After the transparent, then black, yellow, blue and red sapphire, Hublot adds another shade on its chromatic palette.
Beyond the triumphant aesthetic effect, it is indeed a true technical feat in the area of coloured sapphires. A great accomplishment for Hublot, which proves once more the brand’s mastery in the creation of innovating materials and in the difficult machining of sapphire.
Sapphire at the heart of the Big Bang Tourbillon Automatic Orange Sapphire unveiled at the LVMH Watch Week
It does not end here: sapphire is truly omnipresent since the manufacture used it for the bridges of the brand new calibre powering it… in full transparency. Completely exposed to our gaze, this automatic calibre is compensated by a tourbillon at 6 o’clock and boasts an embedded grey gold micro-rotor at 12 o’clock.
This Big Bang Tourbilon Automatic Orange Sapphire, edition limited to 50 pieces, will doubtlessly create jealousy among the avant-garde, high watchmaking connoisseurs.
Zenith: modern version of an icon
To reinvent an icon by propelling it into the future without disavowing the past: this was the difficult task undertaken by the Zenith manufacture. And the revisit of the El Primero chronograph (1969) was more than successful, as showed by the ever-expanding waiting lists!
With a successful evolution, the Chronomaster Sport is unquestionably the star of the Zenith novelties at the LVMH Watch Week.
The Chronomaster Sport has indeed style, with its powerful and distinguished lines. But while this steel instrument plays the sports card, the designers managed to keep intact the inherited, classic elegance that has always characterized the El Primero chrono and its round case.
The Chronomaster Sport features the new calibre El Primero 3600 enabling to measure 10th of a second increments.
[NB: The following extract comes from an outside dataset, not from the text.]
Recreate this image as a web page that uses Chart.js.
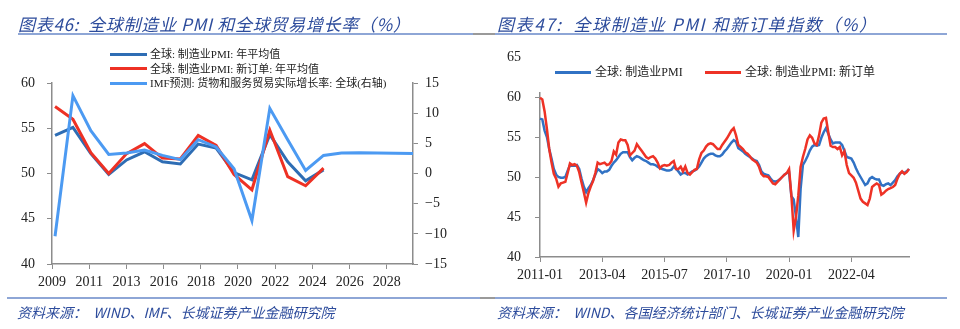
<!DOCTYPE html>
<html>
<head>
<meta charset="utf-8">
<script src="https://cdn.jsdelivr.net/npm/chart.js@4.4.1/dist/chart.umd.min.js"></script>
<style>
body{margin:0;background:#fff;width:960px;height:329px;position:relative;overflow:hidden;font-family:"Liberation Serif","Noto Sans CJK SC",serif;}
canvas{position:absolute;top:0}
.title{position:absolute;top:13px;font-family:"Noto Sans CJK SC",sans-serif;font-style:italic;font-size:17px;line-height:22px;color:#2d4c9c;white-space:nowrap}
.src{position:absolute;top:302px;font-family:"Noto Sans CJK SC",sans-serif;font-style:italic;font-size:14px;line-height:20px;color:#2d4c9c;white-space:nowrap}
.rule{position:absolute;height:2px;background:#8ea6d6}
.rule.gray{background:#9a9a9a}
.lg{position:absolute;font-size:11px;color:#222;white-space:nowrap;font-family:"Liberation Serif","Noto Sans CJK SC",serif}
.lg .row{height:14.5px;line-height:14.5px;display:flex;align-items:center}
.lg .ln{display:inline-block;width:37px;height:3px;margin-right:3px}
.lg2{position:absolute;left:530px;top:50px;width:356px;height:42px;background:#fff;font-size:12px;color:#222;white-space:nowrap;font-family:"Liberation Serif","Noto Sans CJK SC",serif}
.lg2 .it{position:absolute;top:14px;line-height:16px;display:flex;align-items:center}
.lg2 .ln{display:inline-block;width:36px;height:3px;margin-right:4px}
</style>
</head>
<body>
<canvas id="pmi-trade" width="480" height="329" style="left:0"></canvas>
<canvas id="pmi-orders" width="480" height="329" style="left:480px"></canvas>

<div class="title" style="left:18px;letter-spacing:0.7px">图表46:&nbsp; 全球制造业 PMI 和全球贸易增长率（%）</div>
<div class="title" style="left:497px;letter-spacing:1.6px">图表47:&nbsp; 全球制造业 PMI 和新订单指数（%）</div>
<div class="rule" style="left:18px;top:33px;width:455px"></div>
<div class="rule gray" style="left:473px;top:33px;width:22px"></div>
<div class="rule" style="left:495px;top:33px;width:452px"></div>

<div class="rule" style="left:7px;top:297px;width:473px"></div>
<div class="rule gray" style="left:480px;top:297px;width:15px"></div>
<div class="rule" style="left:495px;top:297px;width:452px"></div>
<div class="src" style="left:17px">资料来源：&nbsp; WIND、IMF、长城证券产业金融研究院</div>
<div class="src" style="left:497px">资料来源：&nbsp; WIND、各国经济统计部门、长城证券产业金融研究院</div>

<div class="lg" style="left:110px;top:47px">
  <div class="row"><span class="ln" style="background:#2e6db4"></span>全球: 制造业PMI: 年平均值</div>
  <div class="row"><span class="ln" style="background:#ee3124"></span>全球: 制造业PMI: 新订单: 年平均值</div>
  <div class="row"><span class="ln" style="background:#4c9af2"></span>IMF预测: 货物和服务贸易实际增长率: 全球(右轴)</div>
</div>
<div class="lg2">
  <div class="it" style="left:25px"><span class="ln" style="background:#3172c4"></span>全球: 制造业PMI</div>
  <div class="it" style="left:175px"><span class="ln" style="background:#ee3226"></span>全球: 制造业PMI: 新订单</div>
</div>

<script>
// ---- 图表46 年度数据 ----
const years = [2009, 2010, 2011, 2012, 2013, 2014, 2015, 2016, 2017, 2018, 2019, 2020, 2021, 2022, 2023, 2024, 2025, 2026, 2027, 2028, 2029];
const pmiAvg = [54.2, 55.1, 52.2, 49.9, 51.5, 52.4, 51.3, 51.05, 53.25, 52.8, 50.1, 49.3, 54.3, 51.3, 49.2, 50.4];
const newOrderAvg = [57.4, 56.0, 52.3, 50.0, 52.2, 53.3, 51.7, 51.6, 54.2, 53.1, 49.9, 48.2, 54.8, 49.65, 48.65, 50.6];
const imfTrade = [-10.4, 12.9, 7.1, 3.15, 3.4, 3.9, 3.0, 2.3, 5.6, 4.4, 0.8, -7.8, 10.8, 5.6, 0.5, 3.0, 3.4, 3.45, 3.4, 3.35, 3.3];
// excel date axis: ticks every ~2.08 years
const yearTickPos = [2008.83, 2010.91, 2012.99, 2015.07, 2017.15, 2019.22, 2021.30, 2023.38, 2025.46, 2027.54];
const yearTickLabels = ['2009', '2011', '2013', '2016', '2018', '2020', '2022', '2024', '2026', '2028'];

// ---- 图表47 月度数据 2011-01 起 ----
const pmiMonthly = [
  57.3, 57.2, 55.8, 55.0, 53.5, 52.3, 51.0, 50.3, 50.0, 49.9,
  49.9, 50.0, 50.8, 51.5, 51.4, 51.4, 51.5, 51.0, 49.8, 48.8,
  48.1, 48.6, 49.0, 49.6, 50.3, 51.0, 50.8, 50.5, 50.7, 50.7,
  50.9, 51.4, 51.8, 52.1, 52.5, 52.9, 53.1, 53.1, 53.1, 52.5,
  52.1, 52.4, 52.6, 52.5, 52.3, 52.1, 52.0, 51.8, 51.6, 51.6,
  51.5, 51.3, 51.1, 51.0, 50.9, 50.8, 50.8, 50.9, 51.3, 51.0,
  50.7, 50.3, 50.5, 50.5, 50.3, 50.5, 50.7, 50.8, 51.0, 51.3,
  51.8, 52.3, 52.6, 52.8, 52.9, 52.9, 52.7, 52.6, 52.6, 52.8,
  53.2, 53.5, 53.9, 54.3, 54.6, 54.4, 53.6, 53.4, 53.2, 52.9,
  52.7, 52.5, 52.3, 52.1, 52.0, 51.5, 50.7, 50.4, 50.3, 50.2,
  49.8, 49.5, 49.4, 49.5, 49.7, 50.0, 50.3, 50.5, 50.6, 47.6,
  47.2, 45.0, 42.5, 48.5, 51.5, 52.0, 52.6, 53.3, 53.8, 54.0,
  53.9, 54.0, 54.9, 55.6, 56.1, 55.4, 54.7, 54.2, 54.3, 54.3,
  54.3, 54.0, 53.3, 52.5, 52.4, 52.3, 51.8, 51.1, 50.5, 50.0,
  49.5, 49.0, 49.2, 49.8, 50.0, 49.8, 49.7, 49.7, 49.0, 48.9,
  49.1, 49.2, 49.0, 49.3, 49.6, 50.1, 50.4, 50.6, 50.5, 50.7, 51.0
];
const newOrdersMonthly = [
  59.9, 59.7, 58.2, 56.0, 53.5, 51.8, 50.4, 49.8, 48.8, 49.2,
  49.3, 49.4, 50.5, 51.7, 51.5, 51.6, 51.4, 50.6, 49.3, 48.1,
  46.8, 48.0, 48.8, 49.5, 50.5, 51.8, 51.6, 51.7, 51.8, 51.5,
  51.6, 52.0, 53.2, 52.8, 54.3, 54.7, 54.6, 54.6, 54.0, 52.7,
  53.0, 53.3, 54.1, 53.7, 53.3, 52.9, 52.5, 52.3, 52.5, 52.6,
  52.3, 51.8, 51.1, 51.4, 51.5, 51.4, 51.5, 51.8, 52.0, 51.0,
  51.0, 51.3, 50.7, 51.3, 50.5, 50.3, 50.6, 50.9, 51.0, 52.2,
  53.0, 53.3, 53.8, 54.1, 54.2, 54.1, 53.8, 53.5, 53.5, 54.0,
  54.4, 54.8, 55.3, 55.8, 56.1, 55.2, 54.0, 53.75, 53.5, 53.1,
  52.9, 52.6, 52.2, 52.0, 51.8, 51.25, 50.4, 50.1, 50.1, 50.0,
  49.6, 49.2, 49.1, 49.4, 49.7, 50.0, 50.3, 50.5, 51.0, 47.7,
  43.3, 45.0, 47.7, 51.25, 52.5, 53.5, 54.7, 55.2, 54.9, 54.2,
  54.0, 55.2, 56.8, 57.3, 57.4, 55.6, 53.9, 53.75, 53.75, 53.5,
  53.75, 52.7, 53.2, 51.5, 50.5, 50.2, 49.9, 49.3, 48.3, 47.3,
  46.9, 46.7, 46.5, 47.3, 48.75, 49.0, 49.2, 49.0, 47.8, 48.0,
  48.3, 48.5, 48.6, 48.75, 49.0, 49.8, 50.4, 50.7, 50.4, 50.6, 51.0
];
const startYear = 2011;
const monthLabels = [];
for (let i = 0; i < pmiMonthly.length; i++) {
  const y = startYear + Math.floor(i / 12);
  const m = (i % 12) + 1;
  monthLabels.push(y + '-' + (m < 10 ? '0' + m : m));
}

const axisGray = '#8c8c8c';
const tickFont = {family: 'Liberation Serif', size: 14};

function toPoints(vals) {
  return vals.map((v, i) => ({x: years[i], y: v}));
}

const ctx = document.getElementById('pmi-trade').getContext('2d');
const chartTrade = new Chart(ctx, {
  type: 'line',
  data: {
    datasets: [{
      label: 'IMF预测: 货物和服务贸易实际增长率: 全球(右轴)',
      data: toPoints(imfTrade),
      borderColor: '#4c9af2',
      borderWidth: 3,
      yAxisID: 'y1'
    }, {
      label: '全球: 制造业PMI: 新订单: 年平均值',
      data: toPoints(newOrderAvg),
      borderColor: '#ee3124',
      borderWidth: 3,
      yAxisID: 'y'
    }, {
      label: '全球: 制造业PMI: 年平均值',
      data: toPoints(pmiAvg),
      borderColor: '#2e6db4',
      borderWidth: 3,
      yAxisID: 'y'
    }]
  },
  options: {
    responsive: false,
    animation: false,
    devicePixelRatio: 1,
    layout: {padding: {top: 83, bottom: 35, left: 0, right: 0}},
    elements: {point: {radius: 0}, line: {tension: 0}},
    plugins: {legend: {display: false}, tooltip: {enabled: false}},
    scales: {
      x: {
        type: 'linear',
        min: 2008.83,
        max: 2029,
        afterBuildTicks: s => { s.ticks = yearTickPos.map(v => ({value: v})); },
        afterFit: s => { s.height = 30; },
        ticks: {autoSkip: false, maxRotation: 0, padding: 5, color: '#222', font: tickFont,
          callback: (v, i) => yearTickLabels[i]},
        grid: {drawOnChartArea: false, color: axisGray, tickLength: 5},
        border: {color: axisGray, width: 1.5}
      },
      y: {
        position: 'left',
        min: 40, max: 60,
        afterFit: s => { s.width = 52; },
        ticks: {stepSize: 5, padding: 12, color: '#222', font: tickFont},
        grid: {drawOnChartArea: false, color: axisGray, tickLength: 5},
        border: {color: axisGray, width: 1.5}
      },
      y1: {
        position: 'right',
        min: -15, max: 15,
        afterFit: s => { s.width = 67; },
        ticks: {stepSize: 5, padding: 7, color: '#222', font: tickFont,
          callback: v => v < 0 ? '\u2212' + Math.abs(v) : v},
        grid: {drawOnChartArea: false, color: axisGray, tickLength: 5},
        border: {color: axisGray, width: 1.5}
      }
    }
  }
});

const ctw = document.getElementById('pmi-orders').getContext('2d');
const chartOrders = new Chart(ctw, {
  type: 'line',
  data: {
    labels: monthLabels,
    datasets: [{
      label: '全球: 制造业PMI: 新订单',
      data: newOrdersMonthly,
      borderColor: '#ee3226',
      borderWidth: 2.5
    }, {
      label: '全球: 制造业PMI',
      data: pmiMonthly,
      borderColor: '#3172c4',
      borderWidth: 2.5
    }]
  },
  options: {
    responsive: false,
    animation: false,
    devicePixelRatio: 1,
    layout: {padding: {top: 57, bottom: 42, left: 0, right: 51}},
    elements: {point: {radius: 0}, line: {tension: 0}},
    plugins: {legend: {display: false}, tooltip: {enabled: false}},
    scales: {
      x: {
        offset: false,
        afterBuildTicks: s => { s.ticks = s.ticks.filter(t => t.value % 27 === 0); },
        afterFit: s => { s.height = 30; },
        ticks: {autoSkip: false, maxRotation: 0, padding: 5, color: '#222', font: tickFont,
          callback: function (v) { return this.getLabelForValue(v); }},
        grid: {drawOnChartArea: false, color: axisGray, tickLength: 5},
        border: {color: axisGray, width: 1.5}
      },
      y: {
        min: 40, max: 65,
        afterFit: s => { s.width = 60; },
        ticks: {stepSize: 5, padding: 14, color: '#222', font: tickFont},
        grid: {drawOnChartArea: false, color: axisGray, tickLength: 5},
        border: {color: axisGray, width: 1.5}
      }
    }
  }
});
</script>
</body>
</html>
While the new automatic movement El Primero 3600 powering this model operates at a 5 Hz frequency (36,000 vibrations/hour) like the original 1969 calibre, Zenith cleverly equipped it with a one-tenths of a second scale. The centre hand revolves around the dial in ten seconds, showing the information on the dedicated scale of the black ceramic bezel.
One glance is enough to recognize the iconic set of three coloured counters (blue, light grey and dark grey). Here, each one of them is graduated in sixty units: chrono seconds and minutes (at 3 and 6 o’clock) and small seconds (9 o’clock). A great idea which unifies the whole piece and asserts the personality of this beautiful novelty that flaunts its mechanism at the back.
TAG Heuer and Porsche: unity makes strength
After six decades spent crossing paths on circuits, TAG Heuer and Porsche have announced in the wake of the LVMH Watch Week a long-term partnership.
A natural rapprochement that will see the two brands work in close cooperation from now on in many areas: auto sports, e-sport but also golf and tennis.
To celebrate the birth of this major collaboration, TAG Heuer logically chose to design a special edition of an iconic watch: the Carrera chronograph. A name which, of course, has also always designated the most powerful Porsche cars.